DATA PROVIDED =>
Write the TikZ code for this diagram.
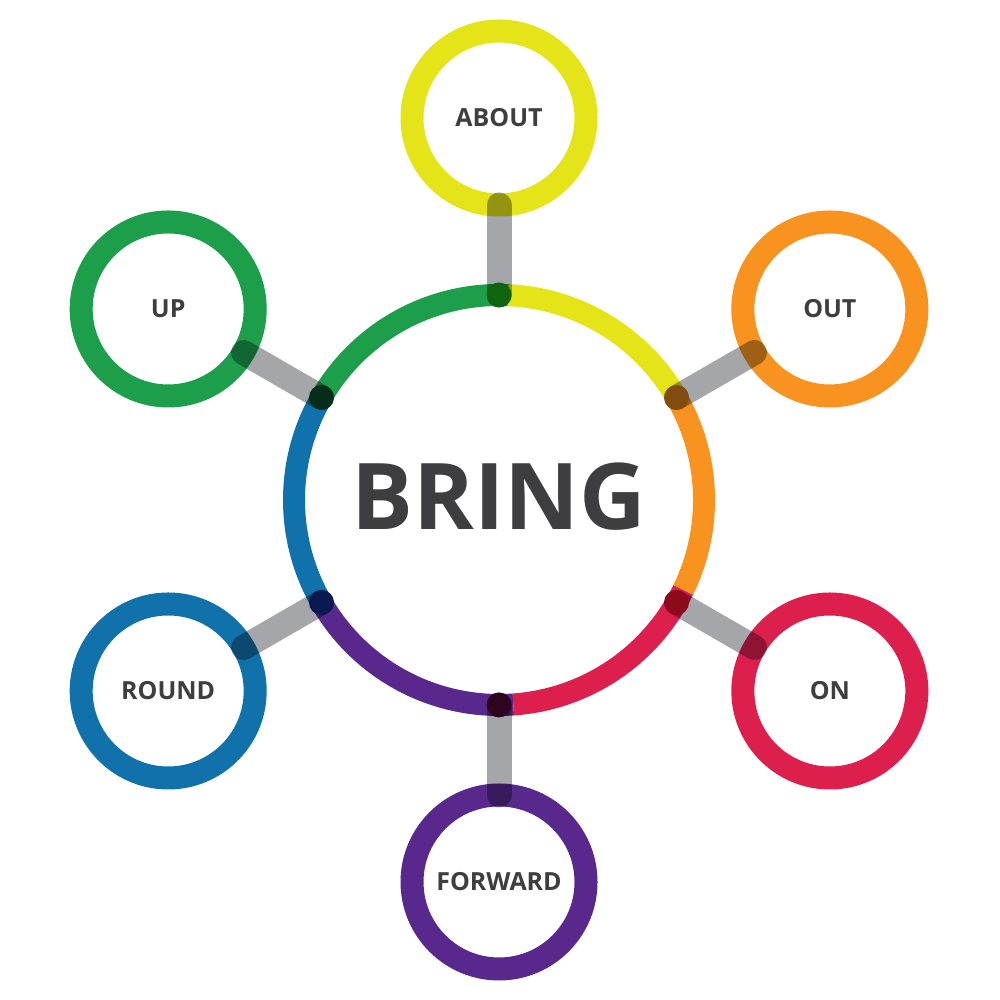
\documentclass[tikz,border=0pt]{standalone}
\usepackage{fontspec}
\setmainfont{Open Sans}
\usetikzlibrary{calc}
\definecolor{rYellow}{RGB}{229,228,24}
\definecolor{rOrange}{RGB}{247,147,30}
\definecolor{rRed}{RGB}{221,31,77}
\definecolor{rPurple}{RGB}{88,40,140}
\definecolor{rBlue}{RGB}{17,113,170}
\definecolor{rGreen}{RGB}{28,158,74}
\definecolor{txt}{RGB}{62,62,64}
\definecolor{barc}{RGB}{165,166,170}
\definecolor{dAbout}{RGB}{15,100,15}
\definecolor{dOut}{RGB}{130,75,15}
\definecolor{dOn}{RGB}{140,10,25}
\definecolor{dForward}{RGB}{45,5,30}
\definecolor{dRound}{RGB}{10,25,80}
\definecolor{dUp}{RGB}{5,45,25}
\tikzset{
  sat/.style={circle, draw=#1, line width=0.23cm, minimum size=1.74cm, inner sep=0pt, outer sep=0pt,
    text=txt, font=\fontsize{7.1pt}{8pt}\selectfont\bfseries},
  hub/.style={circle, minimum size=4.1cm, inner sep=0pt, outer sep=0pt,
    text=txt, font=\fontsize{26.2pt}{30pt}\selectfont\bfseries},
  arcseg/.style={line width=0.22cm, draw=#1},
  bar/.style={line width=0.25cm, line cap=round, draw=barc},
  jdot/.style={fill=#1}
}
\begin{document}
\begin{tikzpicture}
\useasboundingbox (0,0) rectangle (10,10);
\fill[white] (0,0) rectangle (10,10);
\node[hub] (c) at (4.99,5.0) {\raisebox{0.15ex}{BRING}};
\node[sat=rYellow] (about) at ($(c)+(90:3.82)$) {ABOUT};
\node[sat=rOrange] (out) at ($(c)+(30:3.82)$) {OUT};
\node[sat=rRed] (on) at ($(c)+(-30:3.82)$) {ON};
\node[sat=rPurple] (forward) at ($(c)+(-90:3.82)$) {FORWARD};
\node[sat=rBlue] (round) at ($(c)+(210:3.82)$) {ROUND};
\node[sat=rGreen] (up) at ($(c)+(150:3.82)$) {UP};
% big ring arcs
\draw[arcseg=rGreen] (c.87) arc[start angle=87, end angle=150, radius=2.05cm];
\draw[arcseg=rBlue] (c.150) arc[start angle=150, end angle=210, radius=2.05cm];
\draw[arcseg=rPurple] (c.210) arc[start angle=210, end angle=274, radius=2.05cm];
\draw[arcseg=rRed] (c.274) arc[start angle=274, end angle=334, radius=2.05cm];
\draw[arcseg=rOrange] (c.334) arc[start angle=334, end angle=392, radius=2.05cm];
\draw[arcseg=rYellow] (c.32) arc[start angle=32, end angle=87.5, radius=2.05cm];
% connectors
\begin{scope}[blend mode=multiply]
\draw[bar] (c.90) -- (about.270);
\draw[bar] (c.30) -- (out.210);
\draw[bar] (c.-30) -- (on.150);
\draw[bar] (c.-90) -- (forward.90);
\draw[bar] (c.210) -- (round.30);
\draw[bar] (c.150) -- (up.-30);
\end{scope}
% junction dots
\fill[jdot=dAbout] (c.90) circle (0.125);
\fill[jdot=dOut] (c.30) circle (0.125);
\fill[jdot=dOn] (c.-30) circle (0.125);
\fill[jdot=dForward] (c.-90) circle (0.125);
\fill[jdot=dRound] (c.210) circle (0.125);
\fill[jdot=dUp] (c.150) circle (0.125);
\end{tikzpicture}
\end{document}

WHAT YOU SHOULD DO =>
Exclude every picture and copy the remaining data exactly.

ANSWER =>
Write the TikZ code for this diagram.
\documentclass[tikz,border=0pt]{standalone}
\usepackage{fontspec}
\setmainfont{Open Sans}
\usetikzlibrary{calc}
\definecolor{rYellow}{RGB}{229,228,24}
\definecolor{rOrange}{RGB}{247,147,30}
\definecolor{rRed}{RGB}{221,31,77}
\definecolor{rPurple}{RGB}{88,40,140}
\definecolor{rBlue}{RGB}{17,113,170}
\definecolor{rGreen}{RGB}{28,158,74}
\definecolor{txt}{RGB}{62,62,64}
\definecolor{barc}{RGB}{165,166,170}
\definecolor{dAbout}{RGB}{15,100,15}
\definecolor{dOut}{RGB}{130,75,15}
\definecolor{dOn}{RGB}{140,10,25}
\definecolor{dForward}{RGB}{45,5,30}
\definecolor{dRound}{RGB}{10,25,80}
\definecolor{dUp}{RGB}{5,45,25}
\tikzset{
  sat/.style={circle, draw=#1, line width=0.23cm, minimum size=1.74cm, inner sep=0pt, outer sep=0pt,
    text=txt, font=\fontsize{7.1pt}{8pt}\selectfont\bfseries},
  hub/.style={circle, minimum size=4.1cm, inner sep=0pt, outer sep=0pt,
    text=txt, font=\fontsize{26.2pt}{30pt}\selectfont\bfseries},
  arcseg/.style={line width=0.22cm, draw=#1},
  bar/.style={line width=0.25cm, line cap=round, draw=barc},
  jdot/.style={fill=#1}
}
\begin{document}
\begin{tikzpicture}
\useasboundingbox (0,0) rectangle (10,10);
\fill[white] (0,0) rectangle (10,10);
\node[hub] (c) at (4.99,5.0) {\raisebox{0.15ex}{BRING}};
\node[sat=rYellow] (about) at ($(c)+(90:3.82)$) {ABOUT};
\node[sat=rOrange] (out) at ($(c)+(30:3.82)$) {OUT};
\node[sat=rRed] (on) at ($(c)+(-30:3.82)$) {ON};
\node[sat=rPurple] (forward) at ($(c)+(-90:3.82)$) {FORWARD};
\node[sat=rBlue] (round) at ($(c)+(210:3.82)$) {ROUND};
\node[sat=rGreen] (up) at ($(c)+(150:3.82)$) {UP};
% big ring arcs
\draw[arcseg=rGreen] (c.87) arc[start angle=87, end angle=150, radius=2.05cm];
\draw[arcseg=rBlue] (c.150) arc[start angle=150, end angle=210, radius=2.05cm];
\draw[arcseg=rPurple] (c.210) arc[start angle=210, end angle=274, radius=2.05cm];
\draw[arcseg=rRed] (c.274) arc[start angle=274, end angle=334, radius=2.05cm];
\draw[arcseg=rOrange] (c.334) arc[start angle=334, end angle=392, radius=2.05cm];
\draw[arcseg=rYellow] (c.32) arc[start angle=32, end angle=87.5, radius=2.05cm];
% connectors
\begin{scope}[blend mode=multiply]
\draw[bar] (c.90) -- (about.270);
\draw[bar] (c.30) -- (out.210);
\draw[bar] (c.-30) -- (on.150);
\draw[bar] (c.-90) -- (forward.90);
\draw[bar] (c.210) -- (round.30);
\draw[bar] (c.150) -- (up.-30);
\end{scope}
% junction dots
\fill[jdot=dAbout] (c.90) circle (0.125);
\fill[jdot=dOut] (c.30) circle (0.125);
\fill[jdot=dOn] (c.-30) circle (0.125);
\fill[jdot=dForward] (c.-90) circle (0.125);
\fill[jdot=dRound] (c.210) circle (0.125);
\fill[jdot=dUp] (c.150) circle (0.125);
\end{tikzpicture}
\end{document}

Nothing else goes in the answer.